The Cardinals have just about taken over as the gaurdians of my feeders and the bird bath too

Oly E510, BIGMA, F 8, S 1/125, ISO 400, FL 500mm, Tpod, RAW


----------



## rip18 (Jul 2, 2008)

Yours still look like they are in pretty good shape - aren't all worn out or moulting!  If you are going to have a bird take over, what a bird to have!!!


----------



## dawg2 (Jul 2, 2008)

Good looking bird!


----------



## SouthernAngler (Jul 2, 2008)

very nice....good color


----------



## Hoss (Jul 2, 2008)

Glad you got a good one to take over.  Ours seem to have gone to the sparrows.  Fine shot of this one, Leo.

Hoss


----------



## believer (Jul 2, 2008)

*up close*

you can count the hairs? on its chinny chin chin


----------



## DRB1313 (Jul 2, 2008)

Neat shot Leo. Looks real good.


----------



## bigkga69 (Jul 2, 2008)

I wish my camera could zoom in like yalls....


----------



## Smokey (Jul 2, 2008)

Yep, thats a *RED *bird alright!!


----------



## LOVEMYLABXS (Jul 2, 2008)

Smokey sort of beat me to the "Man that's some REDright there."


----------



## StriperAddict (Jul 2, 2008)

The color and detail on this Cardinal is awesome.  Thanks 4 sharing!


----------



## leo (Jul 3, 2008)

*Thanks all*



rip18 said:


> Yours still look like they are in pretty good shape - aren't all worn out or moulting!  If you are going to have a bird take over, what a bird to have!!!

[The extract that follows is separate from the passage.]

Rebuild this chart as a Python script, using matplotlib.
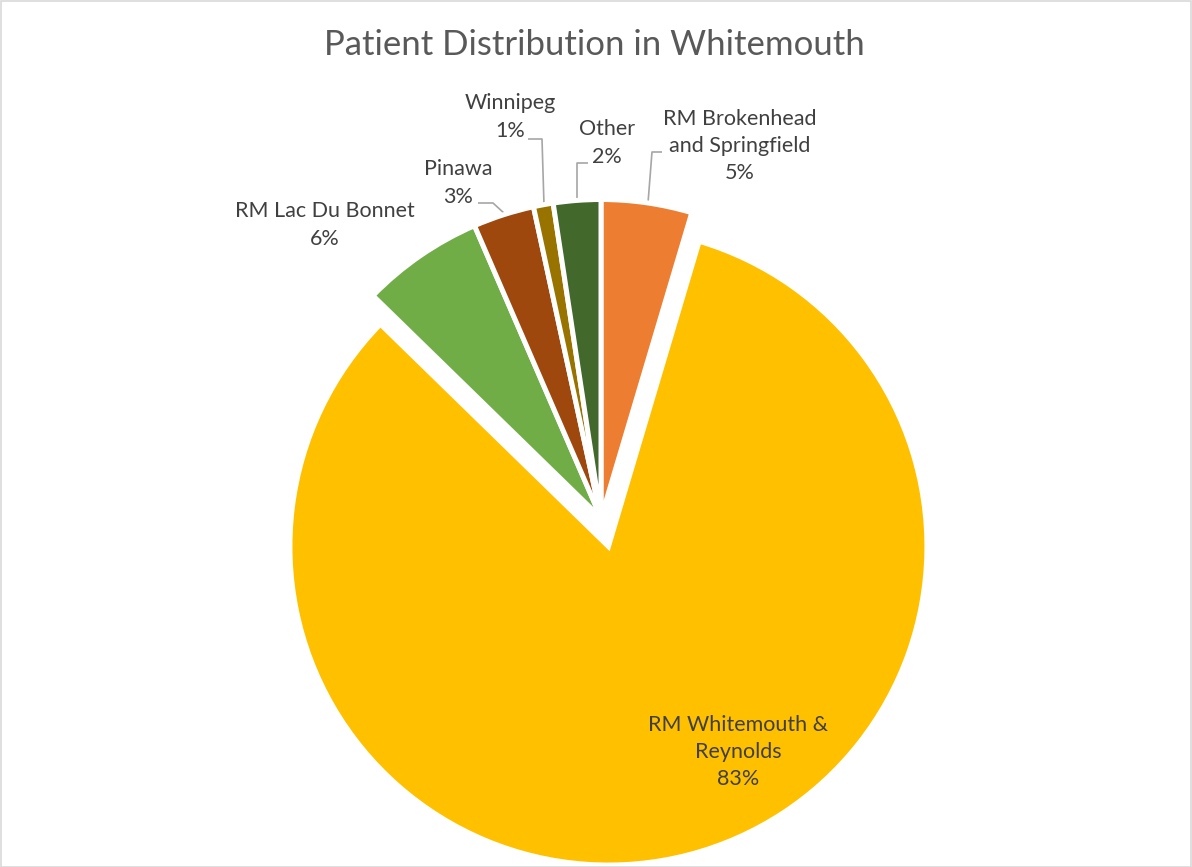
import matplotlib
matplotlib.use("Agg")
import matplotlib.pyplot as plt
from matplotlib.patches import Rectangle
import numpy as np

# ---- data ----
categories = ["RM Brokenhead\nand Springfield", "RM Whitemouth &\nReynolds",
              "RM Lac Du Bonnet", "Pinawa", "Winnipeg", "Other"]
shares = [4.6, 82.7, 6.2, 3.1, 1.0, 2.4]
colors = ["#ED7D31", "#FFC000", "#70AD47", "#9E480E", "#997300", "#43682B"]
title = "Patient Distribution in Whitemouth"

W, H = 1192, 867
fig = plt.figure(figsize=(W / 100, H / 100), dpi=100)
ax = fig.add_axes([0, 0, 1, 1])

def P(x, y):
    # image pixel coords (y from top) -> data coords
    return (x, H - y)

center = P(601, 518)
radius = 318.5
explode = [0, 29.5, 0, 0, 0, 0]

wedges, _ = ax.pie(shares, colors=colors, startangle=90, counterclock=False,
                   center=center, radius=radius, explode=explode,
                   wedgeprops=dict(edgecolor="white", linewidth=3.6))

ax.set_xlim(0, W)
ax.set_ylim(0, H)
ax.set_aspect("auto")
ax.axis("off")

pct = [f"{round(v):.0f}%" for v in shares]
txt_color = "#404040"
fs = 15.5
fam = ["Lato", "DejaVu Sans"]

label_pos = [(740, 146), (738, 752), (325, 225), (458, 183), (510, 117), (607, 143)]
for name, p, (lx, ly) in zip(categories, pct, label_pos):
    ax.text(*P(lx, ly), f"{name}\n{p}", ha="center", va="center",
            fontsize=fs, color=txt_color, family=fam, linespacing=1.45)

leaders = [
    [(648, 203), (652, 152), (662, 152)],
    [(577, 201), (577, 163), (588, 163)],
    [(544, 205), (542, 139), (528, 139)],
    [(505, 214), (493, 203), (478, 203)],
]
for pts in leaders:
    xs = [P(*q)[0] for q in pts]
    ys = [P(*q)[1] for q in pts]
    ax.plot(xs, ys, color="#A6A6A6", lw=1.2, solid_capstyle="butt", zorder=0.5)

fig.text(594 / W, 1 - 45 / H, title, ha="center", va="center",
         fontsize=25, color="#595959", family=fam, fontweight="normal")

fig.patches.append(Rectangle((0.5 / W, 0.5 / H), 1 - 1.5 / W, 1 - 1.5 / H,
                             transform=fig.transFigure, fill=False,
                             edgecolor="#D9D9D9", lw=1.2))

fig.savefig("out.png", dpi=100)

These pics are 30 days old, I'm kinda behind in posting

They are still active at the feeder and look to be in decent shape, they should be as much sunflower seeds as they go through


----------



## Jake Allen (Jul 3, 2008)

Nice, I like the reflections on his beak and eye.


----------



## GAranger1403 (Jul 3, 2008)

That is awesome, love the eye detail!


----------